Régime transitoire et dispositions finales : une transition en douceur
Le Chapitre 4 de l'arrêté aborde le régime transitoire et les dispositions finales, assurant une mise en œuvre progressive et claire des nouvelles règles.
Période Transitoire pour les Prestataires Existants (Article 28) : Par dérogation à l'article 6, les prestataires externes reconnus compétents selon les critères de l'ancien arrêté du 24 novembre 2014 peuvent continuer à réaliser des audits énergétiques réglementaires jusqu'au 30 juin 2026. Cela offre une période d'adaptation aux professionnels déjà en activité.
Valorisation des Audits Antérieurs (Article 29) : Pour les demandes de certification initiale, les audits énergétiques déjà transmis à l'administration et réalisés conformément à la réglementation antérieure pourront être utilisés et évalués selon les critères applicables au moment de leur réalisation. L'organisme certificateur devra informer trimestriellement la DGEC de l'état d'avancement du nombre de prestataires qualifiés ayant obtenu une certification jusqu'au 30 juin 2026.

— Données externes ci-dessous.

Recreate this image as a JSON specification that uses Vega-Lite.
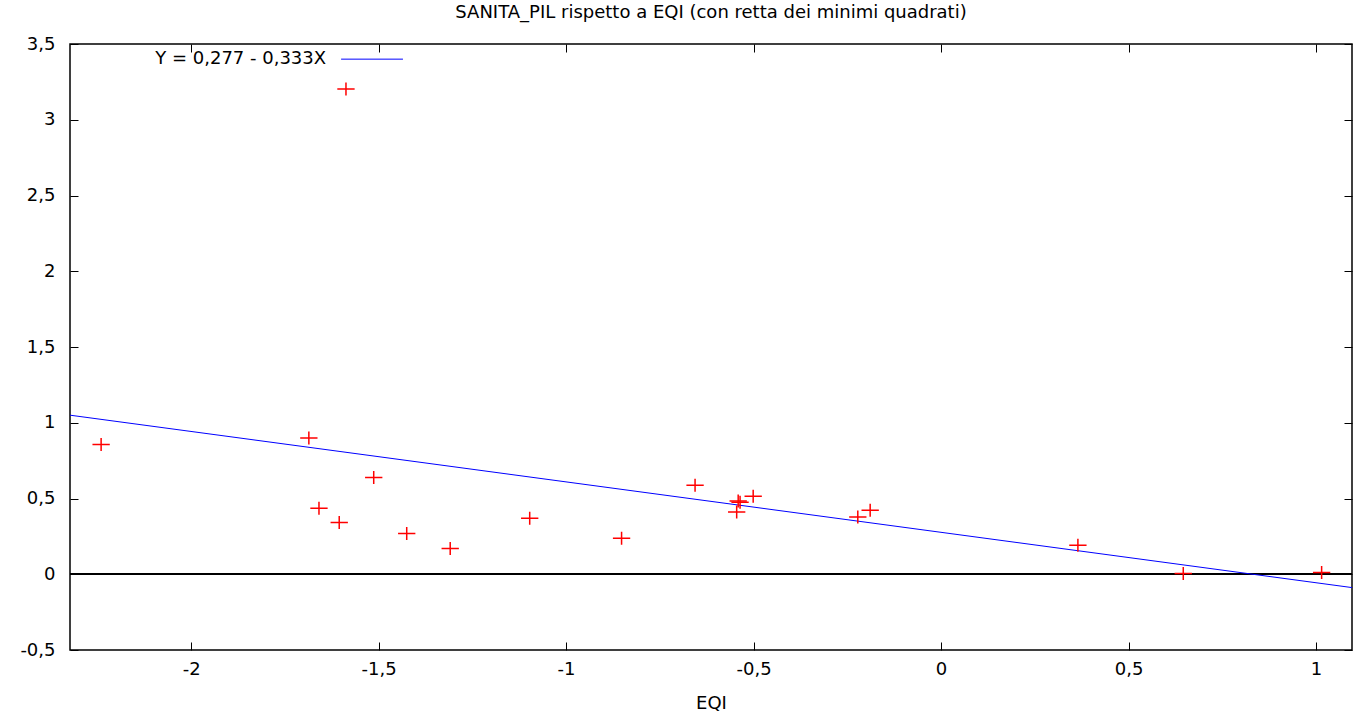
{
  "$schema": "https://vega.github.io/schema/vega-lite/v6.json",
  "width": 1282,
  "height": 606,
  "autosize": {"type": "none"},
  "padding": {"left": 70, "top": 44, "right": 8, "bottom": 67},
  "background": "white",
  "config": {
    "font": "DejaVu Sans",
    "view": {"stroke": "#000000", "strokeWidth": 1.5},
    "axis": {"grid": false, "domain": false, "tickColor": "#000000", "tickSize": -8, "tickWidth": 1, "labelFont": "DejaVu Sans", "labelFontSize": 18, "labelColor": "#000000", "titleFont": "DejaVu Sans", "titleFontSize": 18, "titleFontWeight": "normal", "titleColor": "#000000"}
  },
  "title": {"text": "SANITA_PIL rispetto a EQI (con retta dei minimi quadrati)", "font": "DejaVu Sans", "fontSize": 18, "fontWeight": "normal", "color": "#000000", "anchor": "middle", "offset": 13},
  "datasets": {
    "pts": [
      {"EQI": -2.24, "SANITA_PIL": 0.857},
      {"EQI": -1.686, "SANITA_PIL": 0.900},
      {"EQI": -1.587, "SANITA_PIL": 3.203},
      {"EQI": -1.659, "SANITA_PIL": 0.435},
      {"EQI": -1.605, "SANITA_PIL": 0.341},
      {"EQI": -1.513, "SANITA_PIL": 0.638},
      {"EQI": -1.425, "SANITA_PIL": 0.269},
      {"EQI": -1.309, "SANITA_PIL": 0.170},
      {"EQI": -1.097, "SANITA_PIL": 0.369},
      {"EQI": -0.852, "SANITA_PIL": 0.237},
      {"EQI": -0.656, "SANITA_PIL": 0.587},
      {"EQI": -0.541, "SANITA_PIL": 0.484},
      {"EQI": -0.536, "SANITA_PIL": 0.475},
      {"EQI": -0.545, "SANITA_PIL": 0.411},
      {"EQI": -0.501, "SANITA_PIL": 0.515},
      {"EQI": -0.222, "SANITA_PIL": 0.378},
      {"EQI": -0.189, "SANITA_PIL": 0.422},
      {"EQI": 0.365, "SANITA_PIL": 0.191},
      {"EQI": 0.646, "SANITA_PIL": 0.005},
      {"EQI": 1.015, "SANITA_PIL": 0.011}
    ],
    "fit": [
      {"EQI": -2.323, "SANITA_PIL": 1.050},
      {"EQI": 1.096, "SANITA_PIL": -0.088}
    ],
    "legend": [
      {"label": "Y = 0,277 - 0,333X", "x": -1.64, "x1": -1.60, "x2": -1.435, "y": 3.40}
    ]
  },
  "resolve": {"axis": {"x": "independent", "y": "independent"}},
  "layer": [
    {
      "data": {"name": "pts"},
      "mark": {"type": "rule", "color": "#000000", "strokeWidth": 1},
      "encoding": {
        "y": {"datum": 0, "type": "quantitative", "scale": {"domain": [-0.5, 3.5], "nice": false, "zero": false},
          "axis": {"orient": "left", "values": [-0.5, 0, 0.5, 1, 1.5, 2, 2.5, 3, 3.5], "labelExpr": "replace(toString(datum.value), '.', ',')", "labelPadding": 23, "title": null}}
      }
    },
    {
      "data": {"name": "fit"},
      "mark": {"type": "line", "color": "#0000ff", "strokeWidth": 1, "clip": true},
      "encoding": {
        "x": {"field": "EQI", "type": "quantitative", "scale": {"domain": [-2.323, 1.096], "nice": false, "zero": false},
          "axis": {"orient": "bottom", "values": [-2, -1.5, -1, -0.5, 0, 0.5, 1], "labelExpr": "replace(toString(datum.value), '.', ',')", "labelPadding": 18, "title": "EQI", "titlePadding": 16}},
        "y": {"field": "SANITA_PIL", "type": "quantitative",
          "axis": {"orient": "right", "values": [-0.5, 0, 0.5, 1, 1.5, 2, 2.5, 3, 3.5], "labels": false, "title": null}}
      }
    },
    {
      "data": {"name": "pts"},
      "mark": {"type": "point", "shape": "M-1,0L1,0M0,-0.75L0,0.75", "size": 300, "stroke": "#ff0000", "strokeWidth": 1.5, "filled": false, "opacity": 1},
      "encoding": {
        "x": {"field": "EQI", "type": "quantitative",
          "axis": {"orient": "top", "values": [-2, -1.5, -1, -0.5, 0, 0.5, 1], "labels": false, "title": null}},
        "y": {"field": "SANITA_PIL", "type": "quantitative", "axis": null}
      }
    },
    {
      "data": {"name": "legend"},
      "mark": {"type": "text", "align": "right", "baseline": "middle", "fontSize": 18, "font": "DejaVu Sans", "color": "#000000"},
      "encoding": {
        "x": {"field": "x", "type": "quantitative", "axis": null},
        "y": {"field": "y", "type": "quantitative", "axis": null},
        "text": {"field": "label"}
      }
    },
    {
      "data": {"name": "legend"},
      "mark": {"type": "rule", "color": "#0000ff", "strokeWidth": 1},
      "encoding": {
        "x": {"field": "x1", "type": "quantitative", "axis": null},
        "x2": {"field": "x2"},
        "y": {"field": "y", "type": "quantitative", "axis": null}
      }
    }
  ]
}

Publication d'un Guide (Article 30) : L'arrêté prévoit la possibilité de préciser les modalités de certification ou d'accréditation dans un guide qui sera disponible sur le site internet du ministre chargé de l'énergie, afin de faciliter la compréhension et l'application des nouvelles règles.
Abrogation de l'Ancien Arrêté (Article 31) : L'arrêté du 24 novembre 2014 est abrogé à compter de l'entrée en vigueur du présent arrêté. Toutefois, il demeure applicable aux audits énergétiques réalisés avant cette date, garantissant ainsi la validité des travaux déjà effectués.
Application (Article 32) : La directrice du climat, de l'efficacité énergétique et de l'air et le directeur général des entreprises sont chargés de l'exécution de cet arrêté, qui sera publié au Journal officiel de la République française.